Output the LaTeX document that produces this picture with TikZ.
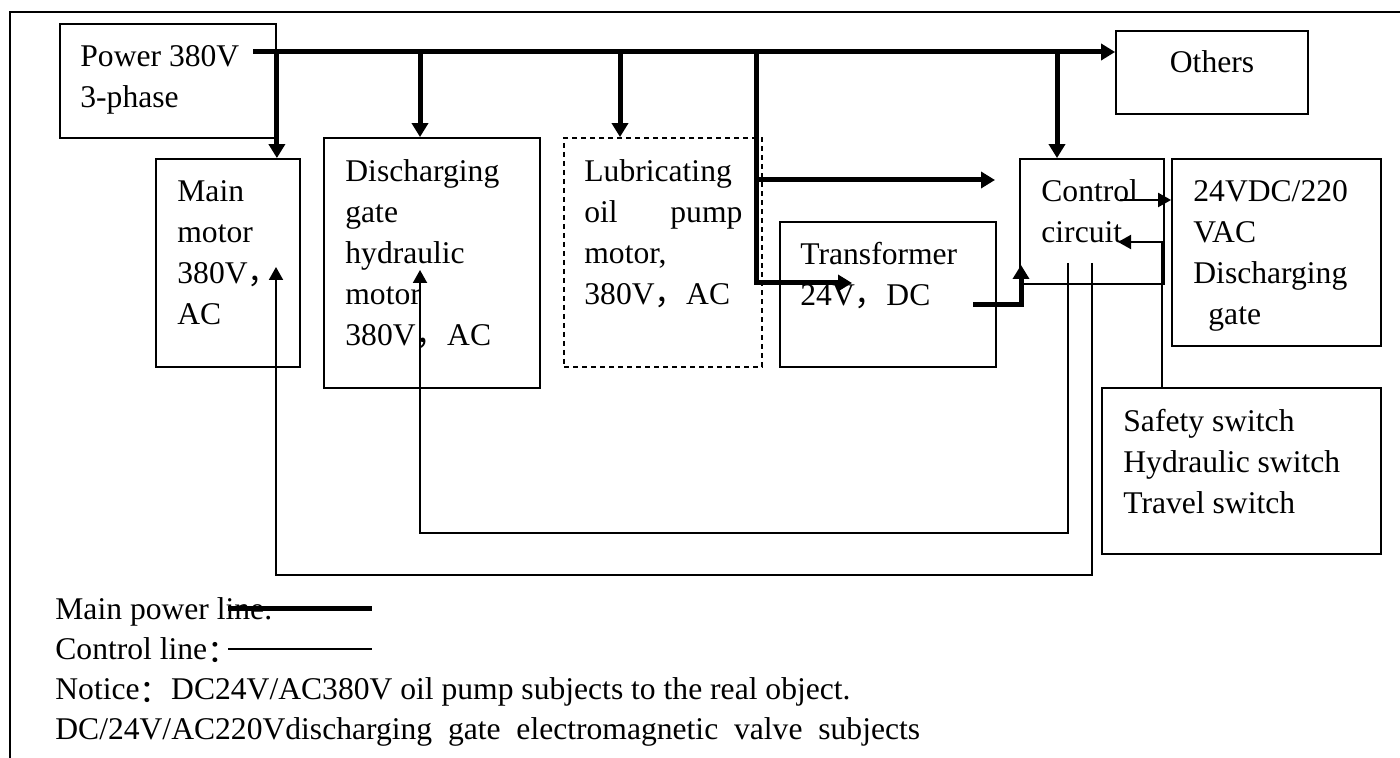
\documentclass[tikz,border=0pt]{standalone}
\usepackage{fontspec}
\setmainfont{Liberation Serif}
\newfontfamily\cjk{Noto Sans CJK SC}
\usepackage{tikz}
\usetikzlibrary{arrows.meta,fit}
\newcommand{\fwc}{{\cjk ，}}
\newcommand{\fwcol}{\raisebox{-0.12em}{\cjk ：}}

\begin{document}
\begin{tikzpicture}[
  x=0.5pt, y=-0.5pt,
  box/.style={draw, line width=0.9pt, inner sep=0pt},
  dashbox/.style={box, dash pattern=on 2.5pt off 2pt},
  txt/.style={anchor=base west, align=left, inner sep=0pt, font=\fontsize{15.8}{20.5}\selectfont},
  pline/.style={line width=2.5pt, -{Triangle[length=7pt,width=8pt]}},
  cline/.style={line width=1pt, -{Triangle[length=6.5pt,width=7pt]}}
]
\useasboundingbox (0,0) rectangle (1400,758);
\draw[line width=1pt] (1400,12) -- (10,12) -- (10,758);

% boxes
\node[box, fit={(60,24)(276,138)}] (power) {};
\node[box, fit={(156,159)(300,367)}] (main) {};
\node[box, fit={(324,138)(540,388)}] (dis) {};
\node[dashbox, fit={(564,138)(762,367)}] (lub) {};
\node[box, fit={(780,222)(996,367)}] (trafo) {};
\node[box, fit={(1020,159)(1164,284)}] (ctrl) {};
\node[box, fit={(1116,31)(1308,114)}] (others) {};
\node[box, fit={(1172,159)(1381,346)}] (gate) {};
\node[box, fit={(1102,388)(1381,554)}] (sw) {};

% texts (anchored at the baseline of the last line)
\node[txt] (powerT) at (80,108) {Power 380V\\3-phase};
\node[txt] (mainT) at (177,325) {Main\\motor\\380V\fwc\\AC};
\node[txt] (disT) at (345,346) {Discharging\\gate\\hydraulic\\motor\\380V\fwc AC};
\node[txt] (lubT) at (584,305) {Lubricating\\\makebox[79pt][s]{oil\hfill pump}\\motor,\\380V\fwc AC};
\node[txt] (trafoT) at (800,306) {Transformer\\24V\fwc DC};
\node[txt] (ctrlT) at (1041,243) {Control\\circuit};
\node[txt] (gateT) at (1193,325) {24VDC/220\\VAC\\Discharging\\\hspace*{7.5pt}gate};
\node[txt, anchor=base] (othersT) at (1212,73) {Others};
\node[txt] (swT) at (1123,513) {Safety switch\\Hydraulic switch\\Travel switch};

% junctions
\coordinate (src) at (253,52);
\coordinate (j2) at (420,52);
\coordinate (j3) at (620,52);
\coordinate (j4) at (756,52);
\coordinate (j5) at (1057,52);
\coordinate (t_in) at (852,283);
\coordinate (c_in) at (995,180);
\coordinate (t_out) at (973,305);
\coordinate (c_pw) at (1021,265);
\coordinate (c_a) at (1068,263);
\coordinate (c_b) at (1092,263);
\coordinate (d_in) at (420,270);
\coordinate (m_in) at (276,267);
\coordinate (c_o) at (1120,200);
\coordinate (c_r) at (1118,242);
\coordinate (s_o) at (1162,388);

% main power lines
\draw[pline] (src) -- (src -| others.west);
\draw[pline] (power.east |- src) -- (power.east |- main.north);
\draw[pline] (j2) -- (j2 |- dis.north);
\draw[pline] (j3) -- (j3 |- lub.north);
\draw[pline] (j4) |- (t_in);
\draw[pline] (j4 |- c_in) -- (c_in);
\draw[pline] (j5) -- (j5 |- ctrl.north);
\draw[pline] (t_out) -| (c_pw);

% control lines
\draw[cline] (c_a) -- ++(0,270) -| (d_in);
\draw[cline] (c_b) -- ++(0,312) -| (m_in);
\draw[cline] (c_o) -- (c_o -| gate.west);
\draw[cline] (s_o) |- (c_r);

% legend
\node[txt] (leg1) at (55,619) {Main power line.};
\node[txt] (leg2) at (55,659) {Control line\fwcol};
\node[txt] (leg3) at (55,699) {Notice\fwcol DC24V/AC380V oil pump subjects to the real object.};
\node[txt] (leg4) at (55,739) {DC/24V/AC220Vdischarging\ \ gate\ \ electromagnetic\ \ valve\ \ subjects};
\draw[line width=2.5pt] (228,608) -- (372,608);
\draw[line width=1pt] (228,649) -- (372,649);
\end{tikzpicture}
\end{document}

◆ Task statement ◆
The lines from the start of the data through the line that contains "(swT) at (1123,513)" are to be returned exactly, please, with both ends included and every picture left out.

◆ Finished exercise ◆
Output the LaTeX document that produces this picture with TikZ.
\documentclass[tikz,border=0pt]{standalone}
\usepackage{fontspec}
\setmainfont{Liberation Serif}
\newfontfamily\cjk{Noto Sans CJK SC}
\usepackage{tikz}
\usetikzlibrary{arrows.meta,fit}
\newcommand{\fwc}{{\cjk ，}}
\newcommand{\fwcol}{\raisebox{-0.12em}{\cjk ：}}

\begin{document}
\begin{tikzpicture}[
  x=0.5pt, y=-0.5pt,
  box/.style={draw, line width=0.9pt, inner sep=0pt},
  dashbox/.style={box, dash pattern=on 2.5pt off 2pt},
  txt/.style={anchor=base west, align=left, inner sep=0pt, font=\fontsize{15.8}{20.5}\selectfont},
  pline/.style={line width=2.5pt, -{Triangle[length=7pt,width=8pt]}},
  cline/.style={line width=1pt, -{Triangle[length=6.5pt,width=7pt]}}
]
\useasboundingbox (0,0) rectangle (1400,758);
\draw[line width=1pt] (1400,12) -- (10,12) -- (10,758);

% boxes
\node[box, fit={(60,24)(276,138)}] (power) {};
\node[box, fit={(156,159)(300,367)}] (main) {};
\node[box, fit={(324,138)(540,388)}] (dis) {};
\node[dashbox, fit={(564,138)(762,367)}] (lub) {};
\node[box, fit={(780,222)(996,367)}] (trafo) {};
\node[box, fit={(1020,159)(1164,284)}] (ctrl) {};
\node[box, fit={(1116,31)(1308,114)}] (others) {};
\node[box, fit={(1172,159)(1381,346)}] (gate) {};
\node[box, fit={(1102,388)(1381,554)}] (sw) {};

% texts (anchored at the baseline of the last line)
\node[txt] (powerT) at (80,108) {Power 380V\\3-phase};
\node[txt] (mainT) at (177,325) {Main\\motor\\380V\fwc\\AC};
\node[txt] (disT) at (345,346) {Discharging\\gate\\hydraulic\\motor\\380V\fwc AC};
\node[txt] (lubT) at (584,305) {Lubricating\\\makebox[79pt][s]{oil\hfill pump}\\motor,\\380V\fwc AC};
\node[txt] (trafoT) at (800,306) {Transformer\\24V\fwc DC};
\node[txt] (ctrlT) at (1041,243) {Control\\circuit};
\node[txt] (gateT) at (1193,325) {24VDC/220\\VAC\\Discharging\\\hspace*{7.5pt}gate};
\node[txt, anchor=base] (othersT) at (1212,73) {Others};
\node[txt] (swT) at (1123,513) {Safety switch\\Hydraulic switch\\Travel switch};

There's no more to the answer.